I struggled to compose myself. There was saliva threatening to fall from my bottom lip. I didn't want my children to see, or smell, my fear. I didn't want them to know I felt out of control. I concentrated on the white of the buildings, the blue of the sky. There was a snack bar, and I asked them if they wanted anything. A hot dog, some cake, maybe? They looked at me suspiciously. “We want to go to the top! We want to go to the top!” We boarded a second elevator and rose to
380
feet. I closed my eyes this time because once again I panicked. I thought of the swimming pool, someplace watery and warm and safe. After the third elevator we were at
900
feet, and the wind was so strong I swore I could feel the tower sway. I worried that the children would be blown away, and plummet to their deaths. They thought it extremely funny—me, on my knees, clinging to their coats.

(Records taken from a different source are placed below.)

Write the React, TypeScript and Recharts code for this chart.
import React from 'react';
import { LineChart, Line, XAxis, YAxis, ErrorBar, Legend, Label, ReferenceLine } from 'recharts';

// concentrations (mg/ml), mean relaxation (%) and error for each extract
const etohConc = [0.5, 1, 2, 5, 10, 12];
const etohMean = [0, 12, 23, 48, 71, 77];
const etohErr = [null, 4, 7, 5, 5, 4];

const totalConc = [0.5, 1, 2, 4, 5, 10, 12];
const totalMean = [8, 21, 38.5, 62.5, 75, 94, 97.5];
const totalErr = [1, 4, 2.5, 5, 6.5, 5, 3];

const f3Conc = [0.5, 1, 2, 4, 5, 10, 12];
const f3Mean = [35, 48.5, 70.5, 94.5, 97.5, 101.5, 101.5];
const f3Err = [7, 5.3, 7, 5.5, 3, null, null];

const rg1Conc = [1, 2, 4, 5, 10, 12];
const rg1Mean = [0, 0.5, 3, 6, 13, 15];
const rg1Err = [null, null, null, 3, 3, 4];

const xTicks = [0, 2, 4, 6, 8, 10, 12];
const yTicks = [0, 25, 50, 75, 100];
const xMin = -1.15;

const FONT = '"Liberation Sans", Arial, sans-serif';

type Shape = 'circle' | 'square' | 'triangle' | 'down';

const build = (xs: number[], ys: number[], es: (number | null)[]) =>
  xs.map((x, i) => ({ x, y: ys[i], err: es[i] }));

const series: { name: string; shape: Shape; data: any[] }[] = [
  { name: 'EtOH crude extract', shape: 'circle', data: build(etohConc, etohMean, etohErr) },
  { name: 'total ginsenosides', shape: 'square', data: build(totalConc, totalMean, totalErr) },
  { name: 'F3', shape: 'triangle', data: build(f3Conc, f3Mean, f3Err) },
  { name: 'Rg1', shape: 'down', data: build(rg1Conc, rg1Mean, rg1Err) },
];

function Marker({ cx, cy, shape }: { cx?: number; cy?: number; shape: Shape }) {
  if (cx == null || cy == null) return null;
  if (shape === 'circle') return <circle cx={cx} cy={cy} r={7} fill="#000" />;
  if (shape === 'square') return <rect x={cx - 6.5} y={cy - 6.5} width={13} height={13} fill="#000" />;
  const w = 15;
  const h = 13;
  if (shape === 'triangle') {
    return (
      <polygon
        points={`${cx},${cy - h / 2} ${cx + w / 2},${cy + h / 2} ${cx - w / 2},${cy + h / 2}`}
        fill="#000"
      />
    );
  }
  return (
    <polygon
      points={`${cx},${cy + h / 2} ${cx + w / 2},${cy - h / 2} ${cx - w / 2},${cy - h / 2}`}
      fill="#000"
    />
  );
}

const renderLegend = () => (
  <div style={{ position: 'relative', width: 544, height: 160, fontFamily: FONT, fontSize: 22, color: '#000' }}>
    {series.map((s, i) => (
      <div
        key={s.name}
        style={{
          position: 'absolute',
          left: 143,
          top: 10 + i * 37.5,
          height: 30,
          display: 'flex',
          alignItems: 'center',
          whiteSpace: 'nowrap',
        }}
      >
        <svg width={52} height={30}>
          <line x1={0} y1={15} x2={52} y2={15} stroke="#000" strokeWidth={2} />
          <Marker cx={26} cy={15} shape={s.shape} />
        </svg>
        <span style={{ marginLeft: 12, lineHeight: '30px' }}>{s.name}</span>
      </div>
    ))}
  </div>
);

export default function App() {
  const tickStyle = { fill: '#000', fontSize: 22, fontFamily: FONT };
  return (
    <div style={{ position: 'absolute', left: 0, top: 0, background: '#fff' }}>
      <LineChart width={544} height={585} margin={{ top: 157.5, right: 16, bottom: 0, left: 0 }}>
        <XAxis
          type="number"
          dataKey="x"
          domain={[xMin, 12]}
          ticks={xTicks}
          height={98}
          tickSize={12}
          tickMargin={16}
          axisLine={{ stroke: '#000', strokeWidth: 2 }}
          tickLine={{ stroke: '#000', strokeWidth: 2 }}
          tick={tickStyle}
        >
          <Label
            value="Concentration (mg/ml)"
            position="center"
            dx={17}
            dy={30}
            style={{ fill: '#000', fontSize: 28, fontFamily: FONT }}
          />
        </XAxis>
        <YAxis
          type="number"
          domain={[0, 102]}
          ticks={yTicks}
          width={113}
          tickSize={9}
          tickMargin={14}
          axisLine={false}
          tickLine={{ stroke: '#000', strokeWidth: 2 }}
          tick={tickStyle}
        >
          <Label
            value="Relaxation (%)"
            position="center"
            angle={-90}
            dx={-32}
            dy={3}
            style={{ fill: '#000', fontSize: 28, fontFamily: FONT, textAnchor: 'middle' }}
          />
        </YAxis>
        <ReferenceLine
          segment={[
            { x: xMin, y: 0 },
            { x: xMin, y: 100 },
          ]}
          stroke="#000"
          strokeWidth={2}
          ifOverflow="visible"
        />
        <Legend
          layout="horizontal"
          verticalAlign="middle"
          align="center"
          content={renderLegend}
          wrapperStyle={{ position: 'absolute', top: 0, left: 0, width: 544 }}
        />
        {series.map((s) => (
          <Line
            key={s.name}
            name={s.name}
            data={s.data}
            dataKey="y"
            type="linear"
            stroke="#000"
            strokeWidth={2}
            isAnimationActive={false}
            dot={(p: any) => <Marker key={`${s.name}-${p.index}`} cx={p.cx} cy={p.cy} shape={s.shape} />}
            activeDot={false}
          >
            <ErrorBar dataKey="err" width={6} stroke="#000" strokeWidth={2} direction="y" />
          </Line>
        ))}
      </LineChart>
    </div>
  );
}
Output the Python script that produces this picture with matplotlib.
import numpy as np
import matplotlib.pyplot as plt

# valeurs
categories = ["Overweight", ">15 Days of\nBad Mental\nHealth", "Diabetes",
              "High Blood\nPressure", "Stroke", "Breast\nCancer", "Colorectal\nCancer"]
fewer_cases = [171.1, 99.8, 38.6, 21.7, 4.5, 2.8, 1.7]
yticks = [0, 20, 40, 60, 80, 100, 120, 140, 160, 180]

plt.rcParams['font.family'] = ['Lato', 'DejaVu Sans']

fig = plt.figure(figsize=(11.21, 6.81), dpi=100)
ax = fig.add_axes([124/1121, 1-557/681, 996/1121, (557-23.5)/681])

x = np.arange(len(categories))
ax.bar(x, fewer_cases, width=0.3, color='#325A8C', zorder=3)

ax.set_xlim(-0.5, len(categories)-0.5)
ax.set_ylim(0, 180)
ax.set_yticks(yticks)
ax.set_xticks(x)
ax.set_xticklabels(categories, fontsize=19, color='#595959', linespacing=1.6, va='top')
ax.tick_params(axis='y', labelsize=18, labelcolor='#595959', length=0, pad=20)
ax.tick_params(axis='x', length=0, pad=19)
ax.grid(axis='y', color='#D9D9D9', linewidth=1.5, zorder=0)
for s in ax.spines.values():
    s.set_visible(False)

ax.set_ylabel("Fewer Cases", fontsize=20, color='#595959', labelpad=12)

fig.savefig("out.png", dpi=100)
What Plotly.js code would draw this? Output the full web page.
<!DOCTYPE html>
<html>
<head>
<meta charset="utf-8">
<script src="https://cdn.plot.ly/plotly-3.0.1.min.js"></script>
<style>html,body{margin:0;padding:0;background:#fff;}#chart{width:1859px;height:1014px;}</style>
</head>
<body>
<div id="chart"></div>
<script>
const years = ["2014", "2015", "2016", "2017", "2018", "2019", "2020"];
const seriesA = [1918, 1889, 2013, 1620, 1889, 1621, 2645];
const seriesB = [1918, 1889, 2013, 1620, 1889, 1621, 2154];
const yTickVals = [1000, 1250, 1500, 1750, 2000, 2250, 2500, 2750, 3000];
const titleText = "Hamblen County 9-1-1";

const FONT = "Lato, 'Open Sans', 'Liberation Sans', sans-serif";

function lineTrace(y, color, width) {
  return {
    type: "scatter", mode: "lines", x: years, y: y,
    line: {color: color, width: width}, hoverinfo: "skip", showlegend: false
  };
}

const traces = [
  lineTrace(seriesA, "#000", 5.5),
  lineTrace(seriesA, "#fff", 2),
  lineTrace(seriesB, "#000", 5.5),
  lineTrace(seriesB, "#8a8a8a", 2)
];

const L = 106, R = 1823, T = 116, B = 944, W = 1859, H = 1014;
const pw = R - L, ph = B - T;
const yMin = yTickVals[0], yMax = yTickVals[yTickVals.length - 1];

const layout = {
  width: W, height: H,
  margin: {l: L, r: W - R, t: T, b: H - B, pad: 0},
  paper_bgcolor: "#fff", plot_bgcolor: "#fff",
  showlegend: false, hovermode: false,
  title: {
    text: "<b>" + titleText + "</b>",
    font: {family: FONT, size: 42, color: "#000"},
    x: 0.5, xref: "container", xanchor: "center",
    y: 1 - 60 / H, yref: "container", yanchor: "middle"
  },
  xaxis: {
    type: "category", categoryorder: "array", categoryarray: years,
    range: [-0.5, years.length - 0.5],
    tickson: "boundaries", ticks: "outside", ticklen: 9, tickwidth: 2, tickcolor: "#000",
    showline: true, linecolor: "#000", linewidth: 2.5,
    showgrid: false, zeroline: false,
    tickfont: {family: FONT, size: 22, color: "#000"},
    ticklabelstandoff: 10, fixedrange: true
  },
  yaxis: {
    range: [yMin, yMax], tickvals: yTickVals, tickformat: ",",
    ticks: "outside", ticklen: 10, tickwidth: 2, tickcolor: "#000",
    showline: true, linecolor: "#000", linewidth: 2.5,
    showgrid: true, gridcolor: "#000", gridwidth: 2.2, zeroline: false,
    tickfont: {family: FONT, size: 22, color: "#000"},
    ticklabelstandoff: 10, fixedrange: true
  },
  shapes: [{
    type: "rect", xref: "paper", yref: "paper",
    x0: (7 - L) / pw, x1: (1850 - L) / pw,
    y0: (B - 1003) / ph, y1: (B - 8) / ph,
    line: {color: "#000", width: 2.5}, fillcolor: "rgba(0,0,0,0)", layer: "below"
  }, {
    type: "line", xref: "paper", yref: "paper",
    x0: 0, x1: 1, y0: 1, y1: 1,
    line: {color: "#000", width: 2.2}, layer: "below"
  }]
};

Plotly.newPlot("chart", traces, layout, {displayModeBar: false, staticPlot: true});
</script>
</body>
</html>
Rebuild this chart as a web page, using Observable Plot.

On the observation deck we were caged in, and I derived some comfort from that. But I was afraid to walk along the edges, and didn't want my children to walk along the edges, either. I didn't know what was happening to me, not really, except that it had to do with Paris, and being a mother as well, perhaps. As I had crested high above the rooftops, the city slipping away through me, I had the piercing realization that Paris was my ambition, the goal I had set for myself so many years ago. It seemed to me suddenly to be an unattainable dream. Still, I told myself to hang on, not to give up. That the reach for the top was just as good as getting there. Maybe better.

We went back down to the second platform. The wind was less menacing there. Paris was spread out in every direction, every monument visible and sparkling under a brilliant sun. My son found the
Arc de Triomphe,
proud because he had done so himself. My daughter pointed to the Seine and recalled the boat ride we had taken days before. It was as if they were telling me to relax, enjoy the view. To see the beauty of the city for what it was, unencumbered by thoughts of the past, anxieties about the future. I looked at the city and saw it was made up of straight lines as well as curved ones, journeys that had fixed endings and journeys that meandered indefinitely. I then looked at my two gorgeous, irreplaceable children, smiling at the vista below, and realized that everything I wanted in Paris was right here, right now. In the immediacy of them. I took each by the hand and headed for the elevator, which whooshed us out of the tower and back out onto the street. Immediately we set about looking for a restaurant. Scaling the heights of Paris had made us ravenous. A burning kind of hunger.